Mais ses détracteurs avaient incontestablement raison, et la pièce est tombée maintenant dans l'oubli. Et cela même si Racine trouve incontestablement dans les vers amoureux une source d'inspiration qui lui permet de réussir de beaux passages. Mais la construction de la pièce est vraiment trop bancale. Il a voulu rassembler des éléments trop disparates, sans réelle cohérence. Alexandre ne fait rien d'autre que de tenir des propos galants à sa belle, ce qui pour le plus grand conquérant de l'histoire est un peu court. On a reproché d'ailleurs à Racine d'avoir fait Porus plus grand qu'Alexandre dans sa pièce. Il n'y a aucun élément de suspens dans la bataille, Alexandre ne semble même pas y participer, les seuls récits qui en parviennent concernent le grand courage et la résistance héroïque de Porus.
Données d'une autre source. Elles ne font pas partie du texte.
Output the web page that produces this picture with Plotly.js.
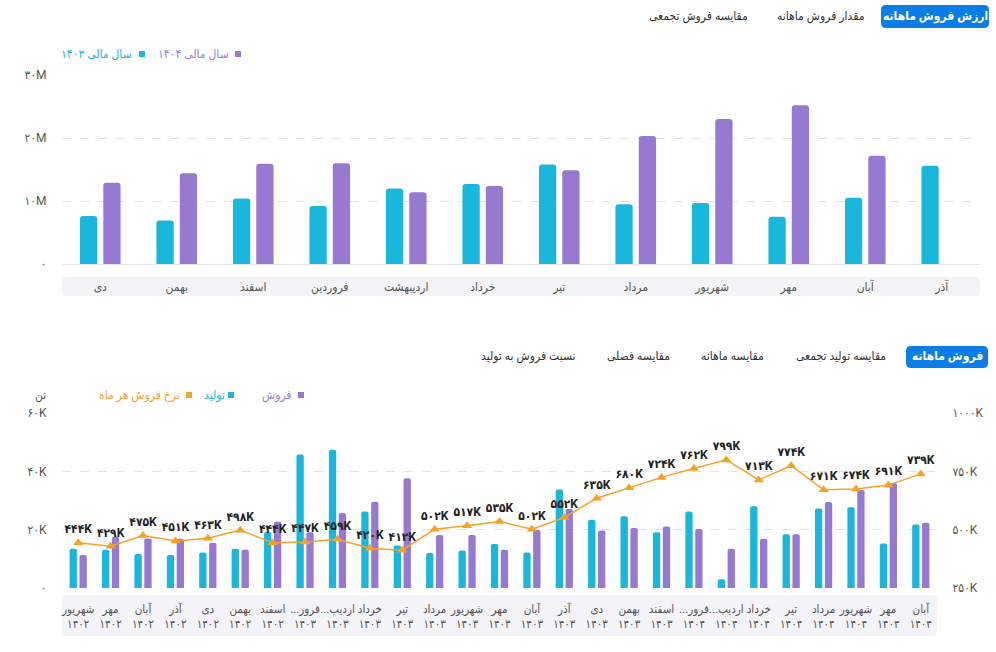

La clémence d'Alexandre à la fin de la pièce arrive sans avoir été préparée, sans aucune justification, de façon automatique. Il n'y a aucun suspens dans l'amour d'Alexandre et Cléofile, aucun enjeu. L'intrigue amoureuse Axiane/ Porus / Taxile s'insère très mal dans l'ensemble. Sans oublier les passages nombreux et pas très subtiles de glorification d'Alexandre / Louis XIV qui semblent bien longs au lecteur d'aujourd'hui.

Mais la pièce a permis à Racine d'être reconnu, attendu. La prochaine étape sera Andromaque, qui lui permettra de trouver sa propre voie dans la tragédie, d'associer la passion amoureuse avec un enjeu dramatique d'une façon parfaitement réussie.